In fact, she says she already has mixed feelings about the compensation promise.
She doubts if the figures being thrown around will sustain the families for the rest of their lives.
“I do not think the amounts are worth the fields people have given up. I wonder if the money will carry the families through.
“I think it would be much better if people get land elsewhere where they would continue to produce their own food.”
She said most of the people who have given up their fields were earning a living through farming.
“Most of the people in our village live entirely on agriculture. It is very important to them.”
Majoro says she is also aware of the massive improvements the dam would bring to the lives of people.
“We already have a proper road thanks to the project. But I still doubt if our lives will improve. We will not enjoy any of this development if we are not totally happy.”
Mokete Libaba says he has depended on farming food crops his entire life.
The past planting season was the first he had not produced any food.
Libaba says he feels he has lost.
“I feel like I made a huge loss. This is the first time I have not produced food in the fields.
“Now that I have not received my compensation, I feel like a real loser,” Libaba says.
Libaba is among a group of farmers who failed to plant their fields because of the relocation plan last farming season.
He says if Metolong Authority fails to pay him his compensation he would take his fields back and reuse them.
“No one will stop me in the next planting season. I will take back my fields and start producing food,” he says.
The planting season begins sometime in October.
The community relations manager at Metolong Authority, Maile Maile, says the villagers are entirely to blame for the delay in getting their compensation.
Maile says it is true that people were supposed to have received their compensation in February.
But the authority failed to release the funds because about 74 people did not have passports and therefore bank accounts.
“We failed to give out the monies because most people did not have bank accounts and passports.
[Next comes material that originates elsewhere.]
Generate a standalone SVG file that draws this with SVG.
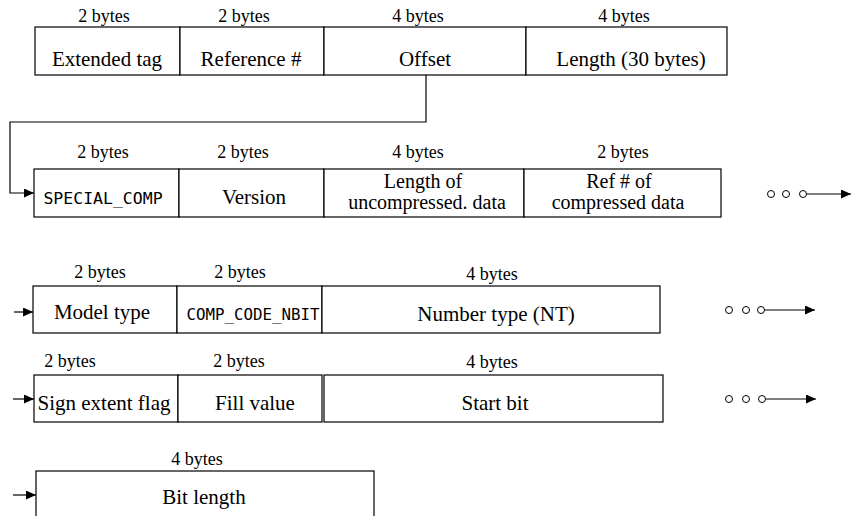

We asked them to apply for passports so that they could apply for their bank accounts.
“They did not do that even when we specifically invited immigration officers to their village so that they could be in a better position to access the passport services,” Maile says.
Only 18 of 74 people took advantage of the opportunity, Maile says.
He says the authority would not give money to people without proof that they were the rightful recipients.
“We need valid identification first before we can give out money. We also need people to have bank accounts because we are going to give out big amounts of money.”
He however says that the authority is still determined to help the Metolong people to apply for passports so that they can be able to get their money.
“We are going to finance their passport applications. We will give every person about M125 (for the passport application fee).
“We will even reimburse the 18 who had already applied for their passports.”
Maile says Metolong Authority has a policy to compensate villagers who would lose their property because of the water project.
The resettlement and compensation policy seeks to evaluate the losses families and businesses incur during evacuations.
The policy seeks to ensure that people who are negatively affected by the project are compensated in a timely manner in keeping with the country’s laws and international best practices.
The policy rate says that for permanent loss of arable land, the seller will get about M7 per square metre.
Temporary land loss is valued at M0.43 per square metre for a year until the end of the project by 2013.
The authority also says any resettlement should be effected in a systematic manner.
“The objective is to ensure that direct compensation is accompanied by livelihoods restorations.
“It is also to ensure that the affected people participate in the planning, implementation and monitoring of impact mitigation measures aimed at improving their lives,” the Metolong resettlement and compensation policy says.